Mark Holliday
The Mafikeng pre-World Cup Competition in 2000 served both as a pre-World Cup dress-rehearsal and the South African National Champs, in order to select the South African team for the 2001 World Champs.
I had logged several hundred practise hours over the preceding months and spent a lot of time involved in other disciplines such as sport psychology, visual exercises, weight reducing diet, and physical fitness in my endeavour to make the SA team.
Things hadn’t been going my way. I had landed out three times in the first four competition days and Day 5 proved no better.
After a long day, the sky died early with a strong surface wind and I barely made the final turn point about 100 km west of Mafikeng, at a remote place called Mansfield. I was faced with a single ploughed field with the furrows pointing 90 degrees to a 40km/h wind. On downwind I noticed that the heavy rains the day before had washed away a 100m section of the furrows so at the last minute I elected to land into wind across the furrows and trust the landing flap and strong ASW20B undercarriage. It fortunately worked out fine, but there was more to come: no cell phone signal. Happily, the farmer had a land line.
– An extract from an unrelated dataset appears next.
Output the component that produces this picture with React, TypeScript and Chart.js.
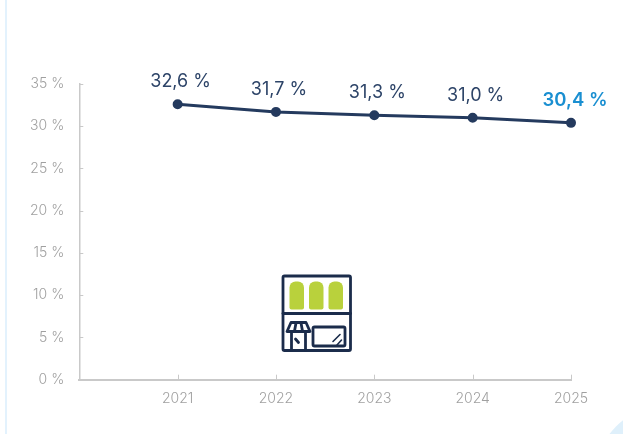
import React, { useEffect, useRef } from "react";
import { Chart, registerables } from "chart.js";

Chart.register(...registerables);

const years = ["", "2021", "2022", "2023", "2024", "2025"];
const shares = [null, 32.6, 31.7, 31.3, 31.0, 30.4];
const valueLabels = ["", "32,6 %", "31,7 %", "31,3 %", "31,0 %", "30,4 %"];
const FONT = "Inter, sans-serif";
const NAVY = "#243a5e";
const AXIS = "#c9c9c9";
const TICK_TEXT = "#a0a0a0";

function roundedRect(ctx: CanvasRenderingContext2D, x: number, y: number, w: number, h: number, r: number) {
  ctx.beginPath();
  ctx.roundRect(x, y, w, h, r);
}

// Shop-front pictogram that sits above the axis.
const shopIcon = {
  id: "shopIcon",
  afterDraw(chart: Chart) {
    const { ctx } = chart;
    ctx.save();
    ctx.strokeStyle = "#1b2c4b";
    ctx.lineWidth = 2.8;
    ctx.lineJoin = "round";
    ctx.lineCap = "round";
    ctx.fillStyle = "#b9d13c";
    [289.5, 309, 328.5].forEach((x) => {
      ctx.beginPath();
      ctx.roundRect(x, 281.5, 14.5, 28, [6, 6, 2, 2]);
      ctx.fill();
    });
    roundedRect(ctx, 283, 276, 67.5, 74.5, 1.5);
    ctx.stroke();
    ctx.beginPath();
    ctx.moveTo(283, 313.5);
    ctx.lineTo(350.5, 313.5);
    ctx.stroke();
    // awning
    ctx.beginPath();
    ctx.moveTo(291, 322.5);
    ctx.lineTo(306, 322.5);
    ctx.lineTo(310, 331.5);
    ctx.lineTo(287, 331.5);
    ctx.closePath();
    ctx.stroke();
    ctx.beginPath();
    ctx.moveTo(296, 323); ctx.lineTo(294.5, 331);
    ctx.moveTo(301, 323); ctx.lineTo(302.5, 331);
    // door frame below the awning
    ctx.moveTo(291.5, 333); ctx.lineTo(291.5, 350);
    ctx.moveTo(305.5, 333); ctx.lineTo(305.5, 350);
    ctx.moveTo(295.5, 339); ctx.lineTo(298.5, 342.5);
    ctx.stroke();
    // display window
    roundedRect(ctx, 313, 327, 32, 19, 1.5);
    ctx.stroke();
    ctx.lineWidth = 1.6;
    ctx.beginPath();
    ctx.moveTo(333, 341.5); ctx.lineTo(340, 334.5);
    ctx.moveTo(337, 345); ctx.lineTo(341.5, 340);
    ctx.stroke();
    ctx.restore();
  },
};

// Axis ticks point into the plot area.
const inwardTicks = {
  id: "inwardTicks",
  afterDraw(chart: Chart) {
    const { ctx, chartArea } = chart;
    const { x, y } = chart.scales;
    ctx.save();
    ctx.strokeStyle = AXIS;
    ctx.lineWidth = 1;
    ctx.beginPath();
    x.ticks.forEach((_, i) => {
      if (i === 0) return;
      const px = Math.round(x.getPixelForTick(i)) + 0.5;
      ctx.moveTo(px, chartArea.bottom);
      ctx.lineTo(px, chartArea.bottom - 5);
    });
    y.ticks.forEach((_, i) => {
      const py = Math.round(y.getPixelForTick(i)) + 0.5;
      ctx.moveTo(chartArea.left, py);
      ctx.lineTo(chartArea.left + 4, py);
    });
    ctx.stroke();
    ctx.restore();
  },
};

// Value captions above each point; the latest year is highlighted.
const valueCaptions = {
  id: "valueCaptions",
  afterDatasetsDraw(chart: Chart) {
    const { ctx } = chart;
    const points = chart.getDatasetMeta(0).data;
    ctx.save();
    ctx.textAlign = "center";
    ctx.textBaseline = "alphabetic";
    valueLabels.forEach((text, i) => {
      if (!text) return;
      const last = i === valueLabels.length - 1;
      ctx.font = `${last ? 600 : 400} ${last ? 18.5 : 18}px ${FONT}`;
      ctx.fillStyle = last ? "#1a8fd1" : "#2d4468";
      ctx.fillText(text, points[i].x + (last ? 4 : 3), points[i].y - 17);
    });
    ctx.restore();
  },
};

export default function App() {
  const ref = useRef<HTMLCanvasElement>(null);

  useEffect(() => {
    if (!ref.current) return;
    const chart = new Chart(ref.current, {
      type: "line",
      data: {
        labels: years,
        datasets: [
          {
            data: shares,
            borderColor: NAVY,
            backgroundColor: NAVY,
            borderWidth: 3,
            pointRadius: 3.5,
            pointHoverRadius: 3.5,
            tension: 0,
          },
        ],
      },
      plugins: [inwardTicks, valueCaptions, shopIcon],
      options: {
        animation: false,
        responsive: false,
        layout: { padding: { left: 23, right: 52, top: 84, bottom: 24.5 } },
        plugins: { legend: { display: false }, tooltip: { enabled: false } },
        scales: {
          x: {
            offset: false,
            grid: { display: false },
            border: { color: AXIS, width: 2 },
            ticks: { color: TICK_TEXT, font: { family: FONT, size: 14, weight: 300 }, padding: 2.5, maxRotation: 0 },
          },
          y: {
            min: 0,
            max: 35,
            grid: { display: false },
            border: { color: AXIS, width: 1.5 },
            ticks: {
              stepSize: 5,
              color: TICK_TEXT,
              font: { family: FONT, size: 14, weight: 300 },
              padding: 7,
              callback: (v) => `${v} %`,
            },
          },
        },
      },
    });
    return () => chart.destroy();
  }, []);

  return (
    <div style={{ position: "fixed", inset: 0, background: "#ffffff", overflow: "hidden" }}>
      <div style={{ position: "absolute", left: 5, top: 0, width: 2, height: 434, background: "#e3f2fd" }} />
      <div
        style={{
          position: "absolute",
          left: 594,
          top: 404,
          width: 152,
          height: 152,
          borderRadius: "50%",
          background: "#dff0fb",
        }}
      />
      <canvas ref={ref} width={623} height={434} style={{ position: "absolute", left: 0, top: 0 }} />
    </div>
  );
}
The access road to the field could not accommodate a trailer, so the farmer, who went by the delightfully Dickensian name of Celester Crafford, volunteered his labourers who carried the de-rigged glider about 400 metres to his front lawn and two of them balanced the fuselage on its main wheel for the 2 hours it took my crew to arrive after negotiating treacherous roads for 80km.
The road back was very slow and when we reached the tar road we stopped for supper and my first beer in 3 months. I realised at this point that after four out-landings my competition dream was pretty much over, so I relaxed and had a party with my crew that evening. Lying in bed that night I reflected that my meticulous preparations had removed any room for flair and enjoyment. I launched the next day slightly hungover yet in a refreshingly different frame of mind, and to my surprise scored 1000 points for the day’s win.
Lessons:
- If remote, there will not be a cell phone signal, so be sure to land near a farm house.
- Stick to your training and fly wide circuits. In my early out-landings I tended to fly narrow circuits. If I had been too tight in this situation I would not have been able to go for the into-wind landing which clearly was the right decision here. The 40km/h wind resulted in a 25 km/h touch down speed.
Gliding is meant to be fun. Taking competitions too seriously is going to ruin it for you and for the other competitors.
Ours is not a professional sport and unlike many other sports, we all need and rely on our fellow competitors to rig, retrieve, run wings, score, tug, find thermals and be safe. The real challenge in competitions I find is to find out what potential the day had and whether you matched up to it or not. You never see a competition where one competitor wins every day.